If you want to participate as a working interest owner, however, you should prepare yourself to write a lot of checks for your share of drilling and completion expenses. There will be operating expenses once the well is placed on line, as well. Most mineral owners are not in a position to do this, although some are.
re: Your stating, "...free of drilling, completion, and development costs..." caught my attention. In the lease which I was presented in regards to property in Doddridge County, WV, royalty is paid AFTER the cost of development is deducted. Which indicates that the lessor is in fact contributing to the cost of developing the well.
I find this amusing. In my case I was approached by the corporation wanting the mineral rights to my holdings. I did NOT solicit that party and have not indicated I WAS WILLING to sell or lease the mineral rights to my holdings to anyone.
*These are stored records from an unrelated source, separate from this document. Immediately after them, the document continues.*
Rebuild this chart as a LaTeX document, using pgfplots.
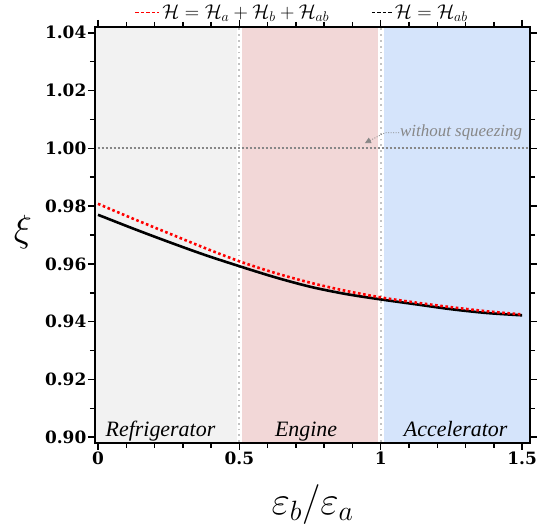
\RequirePackage{fix-cm}
\documentclass[border=0pt]{standalone}
\usepackage{fontspec}
\setmainfont{DejaVu Serif}
\newfontfamily\labfont{Liberation Serif}
\usepackage{pgfplots}
\pgfplotsset{compat=1.18}
\usetikzlibrary{arrows.meta}
\definecolor{regA}{RGB}{242,242,242}
\definecolor{regB}{RGB}{242,215,215}
\definecolor{regC}{RGB}{213,228,251}
\definecolor{sepgray}{RGB}{195,195,195}
\definecolor{annot}{RGB}{135,135,135}
\begin{document}
\begin{tikzpicture}
\begin{axis}[
    scale only axis,
    width=435bp, height=416bp,
    xmin=-0.0106, xmax=1.528,
    ymin=0.898, ymax=1.042,
    xtick={0,0.5,1,1.5},
    minor x tick num=4,
    ytick={0.90,0.92,...,1.041},
    minor y tick num=1,
    tick align=outside,
    major tick length=7bp, minor tick length=5bp,
    every tick/.style={black, line width=1.5bp},
    axis line style={line width=2.2bp},
    axis on top,
    /pgf/number format/assume math mode=true,
    ticklabel style={font=\fontsize{17}{17}\selectfont\bfseries, inner sep=1.5bp},
    yticklabel style={/pgf/number format/fixed, /pgf/number format/fixed zerofill, /pgf/number format/precision=2},
    xticklabel style={/pgf/number format/fixed},
    xlabel={$\varepsilon_b/\varepsilon_a$},
    ylabel={$\xi$},
    xlabel style={font=\fontsize{40}{40}\selectfont, at={(axis description cs:0.5,-0.147)}, anchor=center},
    ylabel style={font=\fontsize{38}{38}\selectfont, rotate=-90, at={(axis description cs:-0.1655,0.507)}, anchor=center},
    legend columns=2,
    legend style={at={(axis description cs:0.476,1.035)}, anchor=center, draw=none, fill=none,
        font=\fontsize{20}{20}\selectfont, inner sep=0pt,
        /tikz/every even column/.append style={column sep=40bp}},
    legend cell align=left,
]
% regions
\addplot[fill=regA, draw=none, forget plot] coordinates {(-0.1,0.8) (0.49,0.8) (0.49,1.1) (-0.1,1.1)} -- cycle;
\addplot[fill=regB, draw=none, forget plot] coordinates {(0.51,0.8) (0.99,0.8) (0.99,1.1) (0.51,1.1)} -- cycle;
\addplot[fill=regC, draw=none, forget plot] coordinates {(1.01,0.8) (1.6,0.8) (1.6,1.1) (1.01,1.1)} -- cycle;
\addplot[sepgray, line width=1.8bp, dash pattern=on 1.8bp off 4bp, forget plot] coordinates {(0.5,0.8) (0.5,1.1)};
\addplot[sepgray, line width=1.8bp, dash pattern=on 1.8bp off 4bp, forget plot] coordinates {(1,0.8) (1,1.1)};
\addplot[annot, line width=2bp, dash pattern=on 2bp off 2bp, forget plot] coordinates {(-0.1,1.0) (1.6,1.0)};
% legend entries
\addlegendimage{legend image code/.code={\draw[red, line width=1.8bp, dash pattern=on 3.5bp off 2bp] (0bp,0bp) -- (24bp,0bp);}}
\addlegendentry{$\mathcal{H}=\mathcal{H}_a+\mathcal{H}_b+\mathcal{H}_{ab}$}
\addlegendimage{legend image code/.code={\draw[black, line width=1.8bp, dash pattern=on 3.5bp off 2bp] (0bp,0bp) -- (20bp,0bp);}}
\addlegendentry{$\mathcal{H}=\mathcal{H}_{ab}$}
% curves
\addplot[black, line width=2.6bp, smooth, forget plot] coordinates {
    (0,0.9770) (0.125,0.9722) (0.25,0.9676) (0.375,0.9632) (0.5,0.9592) (0.625,0.9554)
    (0.75,0.9521) (0.875,0.9496) (1,0.9477) (1.125,0.9460) (1.25,0.9443) (1.375,0.9430) (1.5,0.9422)
};
\addplot[red, line width=2.6bp, dash pattern=on 2.6bp off 2.6bp, smooth, forget plot] coordinates {
    (0,0.9808) (0.125,0.9756) (0.25,0.9706) (0.375,0.9656) (0.5,0.9609) (0.625,0.9569)
    (0.75,0.9535) (0.875,0.9507) (1,0.9484) (1.125,0.9466) (1.25,0.9450) (1.375,0.9436) (1.5,0.9425)
};
% annotation
\draw[annot, line width=0.8bp, dash pattern=on 1bp off 1.5bp, -{Triangle[length=6bp,width=6bp]}]
    (axis cs:1.065,1.0054) -- (axis cs:1.015,1.0054) -- (axis cs:0.944,1.0018);
\node[annot, anchor=west, inner sep=0pt, font=\labfont\itshape\fontsize{17}{17}\selectfont] at (axis cs:1.068,1.0054) {without squeezing};
\node[anchor=base, font=\labfont\itshape\fontsize{22}{22}\selectfont] at (axis cs:0.221,0.9004) {Refrigerator};
\node[anchor=base, font=\labfont\itshape\fontsize{22}{22}\selectfont] at (axis cs:0.736,0.9004) {Engine};
\node[anchor=base, font=\labfont\itshape\fontsize{22}{22}\selectfont] at (axis cs:1.265,0.9004) {Accelerator};
\end{axis}
\pgfresetboundingbox
\path ([shift={(-95bp,-84bp)}]current axis.south west) rectangle ([shift={(7bp,27bp)}]current axis.north east);
\end{tikzpicture}
\end{document}
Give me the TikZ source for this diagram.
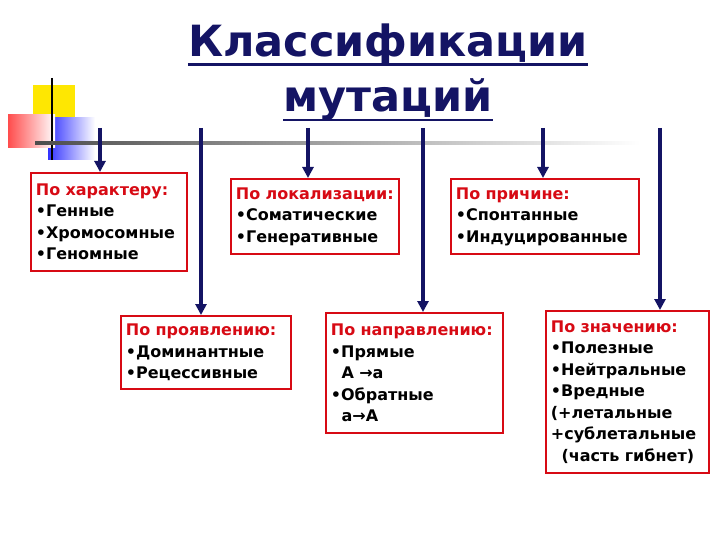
\documentclass[tikz,border=0pt]{standalone}
\usepackage{fontspec}
\setmainfont{DejaVu Sans}
\usetikzlibrary{arrows.meta}
\definecolor{navy}{RGB}{20,20,100}
\definecolor{rd}{RGB}{215,10,20}
\tikzset{
 box/.style={draw=rd,line width=1.8pt,anchor=north west,align=left,inner xsep=5pt,inner ysep=4pt,
   font=\fontsize{16}{21.5}\selectfont\bfseries},
 arr/.style={navy,line width=3.2pt,-{Triangle[length=11pt,width=11pt]}},
}
\newcommand{\hd}[1]{\textcolor{rd}{#1}}
\newcommand{\ul}[1]{\tikz[baseline=(u.base)]{\node[inner sep=0pt](u){#1};\draw[line width=2.5pt] ([yshift=-8pt]u.base west)--([yshift=-8pt]u.base east);}}
\begin{document}
\begin{tikzpicture}[x=1pt,y=-1pt]
\useasboundingbox (0,0) rectangle (720,540);
% decoration
\fill[yellow!90!orange] (33,85) rectangle (75,125);
\shade[left color=blue!80,right color=white] (48,118) rectangle (95,160);
\shade[left color=red!70,right color=white] (8,115) rectangle (55,148);
\draw[black,line width=1.5pt] (52,78) -- (52,160);
\shade[left color=gray!60!black,right color=white] (35,141.5) rectangle (640,144.5);
% title
\node[navy,font=\fontsize{43}{48}\selectfont\bfseries] (t1) at (388,45) {\ul{Классификации}};
\node[navy,font=\fontsize{43}{48}\selectfont\bfseries] (t2) at (388,100) {\ul{мутаций}};
% boxes
\node[box,text width=146pt,minimum height=98pt] (b1) at (30,172) {\hd{По характеру:}\\•Генные\\•Хромосомные\\•Геномные};
\node[box,text width=158pt,minimum height=75pt] (b2) at (230,178) {\hd{По локализации:}\\•Соматические\\•Генеративные};
\node[box,text width=178pt,minimum height=75pt] (b3) at (450,178) {\hd{По причине:}\\•Спонтанные\\•Индуцированные};
\node[box,text width=160pt,minimum height=73pt] (b4) at (120,315) {\hd{По проявлению:}\\•Доминантные\\•Рецессивные};
\node[box,text width=167pt,minimum height=120pt] (b5) at (325,312) {\hd{По направлению:}\\•Прямые\\\ \ A \textrightarrow a\\•Обратные\\\ \ a\textrightarrow A};
\node[box,text width=153pt,minimum height=162pt] (b6) at (545,310) {\hd{По значению:}\\•Полезные\\•Нейтральные\\•Вредные\\(+летальные\\+сублетальные\\\ \ (часть гибнет)};
% arrows
\coordinate (s1) at (100,128); \coordinate (s2) at (201,128); \coordinate (s3) at (308,128);
\coordinate (s4) at (423,128); \coordinate (s5) at (543,128); \coordinate (s6) at (660,128);
\draw[arr] (s1) -- (s1 |- b1.north);
\draw[arr] (s2) -- (s2 |- b4.north);
\draw[arr] (s3) -- (s3 |- b2.north);
\draw[arr] (s4) -- (s4 |- b5.north);
\draw[arr] (s5) -- (s5 |- b3.north);
\draw[arr] (s6) -- (s6 |- b6.north);
\end{tikzpicture}
\end{document}
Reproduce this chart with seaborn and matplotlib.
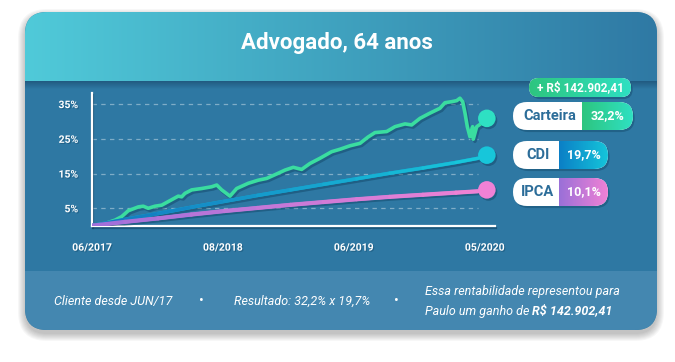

The party stated in a cover letter that they were interested in the gas thought to be UNDERNEATH my property. But the terms and conditions of the contract indicate the cost of constructing the well, transportation of the obtained gas, and storage of the gas until sold would be deducted from my royalties.
Did anyone notice they stated interest in the gas UNDER the property but expect me to help cover the cost of obtaining said gas and bringing it to the surface?
What is that saying, "If YOU furnish the ham WE could have ham and eggs IF SOMEONE FURNISHES THE EGGS."
The gas has been under the property for a long time and is harming no one. Let it stay in the ground if those are the terms of the contract. I am not going to pay the cost of bringing the gas to the surface. And yes, I am being taken to court because I do not agree with the terms and conditions of the contract.
Roger, Is the company sueing you because you won’t lease them your mineral rights?
Yep! We are "somewhere" in the court process, don't ask me where as I am being treated like an outsider, not part of the case.
Add to what I stated, when the company began paying people to sign the lease no one knew that I had also inherited part of the land. I was not contacted for another nine months. I have no idea as to which of the 200+ co-owners had signed before me and what discussions, if any, they had withe the lessee.
If the co-signers were represented as ALL the property owners there is a problem. Once I received the contract I found five areas within the contract that were not acceptable on the first read.
So why did the others sign? I have no idea as I know only about ten of the co-owners and for some reason not one of the other co-owners has contacted me in the almost two years that have passed.
What is really getting on my nerves is that I am being notified of scheduled hearings through the lessee's lawyers, NOT THE COURT.
Pardon my ignorance, please. Is it standard for a lease agreement to include not just the annual lease payment but also some royalty percent? Rather than just the lease cost?